La palabra radical viene de raíz, pero también tiene una connotación de fuerza que apunta a algo que puede cambiar completamente la vida.

El cristianismo es radical porque pide a cada ser humano una opción definitiva: aceptar a Cristo como Salvador, o dejarlo a un lado para seguir otras alternativas.

Ahí encontramos la radicalidad cristiana: “El que no está conmigo, está contra mí, y el que no recoge conmigo, desparrama” (Lc 11,23).

Quienes prefieren dejar de lado a Cristo, quienes lo rechazan o incluso lo persiguen, acogerán otras mentalidades a la hora de orientar sus pensamientos y sus acciones.

Esas mentalidades se caracterizarán por cierto sentimentalismo, en el que lo que importa nace de lo que cada uno siente respecto de sí mismo, de los demás, del mundo, de la vida.

O se basarán en el racionalismo, para construir, desde “ideas evidentes”, casi matemáticas, una teoría que aspire a dar sentido a todo, también al sufrimiento y a la muerte.

O preferirán el camino de la investigación científica y de la técnica, de forma que con la medicina, la ingeniería, la biología, la ecología, y tantas otras disciplinas, uno sueña en avanzar hacia un mundo casi perfecto, como el prometido por algunas utopías de los últimos siglos.

O adoptarán planteamientos “espirituales” como los que vienen del mundo oriental en sus diferentes perspectivas (especialmente el budismo), que permitan al propio yo interior avanzar hacia verdades profundas con mucha ascesis y sin necesidad de recurrir a la fe en un Dios personal sin creer en una vida individual tras la muerte.
Hay tantos caminos que buscan marginar a Cristo, abandonarlo, convertirlo en una persona superada. O que también pretenden “absorberlo”, hasta convertir al Maestro de Galilea en una especie de reencarnación de Buda, en un comunista anticipador de Marx, o en un gurú de la autorrealización.

El Evangelio, sin embargo, conserva su radicalismo indestructible. El verdadero cristiano acoge a Cristo, acepta la Iglesia que Él fundó, espera su regreso definitivo, cuando juzgará a los hombres y mujeres según el mandamiento más importante: el amor (cf. Mt 25).

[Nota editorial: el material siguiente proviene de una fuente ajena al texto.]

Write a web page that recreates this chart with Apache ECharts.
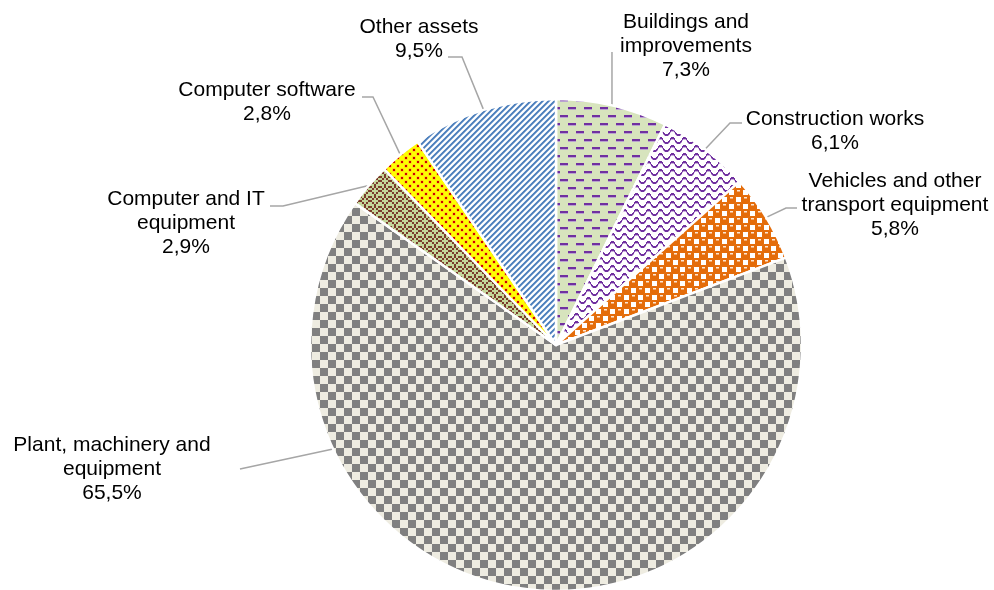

La radicalidad cristiana no permite ni pactos, ni planteamientos descafeinados, ni adulteraciones con la mentalidad de este mundo. “Os ruego, hermanos, que os guardéis de los que suscitan divisiones y escándalos contra la doctrina que habéis aprendido; apartaos de ellos, pues esos tales no sirven a nuestro Señor Jesucristo, sino a su propio vientre, y, por medio de suaves palabras y lisonjas, seducen los corazones de los sencillos” (Rm 16,17-18).

Hoy, como hace 20 siglos, Cristo pregunta: “¿También vosotros queréis marcharos?”. La respuesta del verdadero creyente, de quien acepta la radicalidad cristiana, es la misma que dio Pedro: “Señor, ¿a quién vamos a ir? Tú tienes palabras de vida eterna, y nosotros creemos y sabemos que tú eres el Santo de Dios” (Jn 6,68‑69).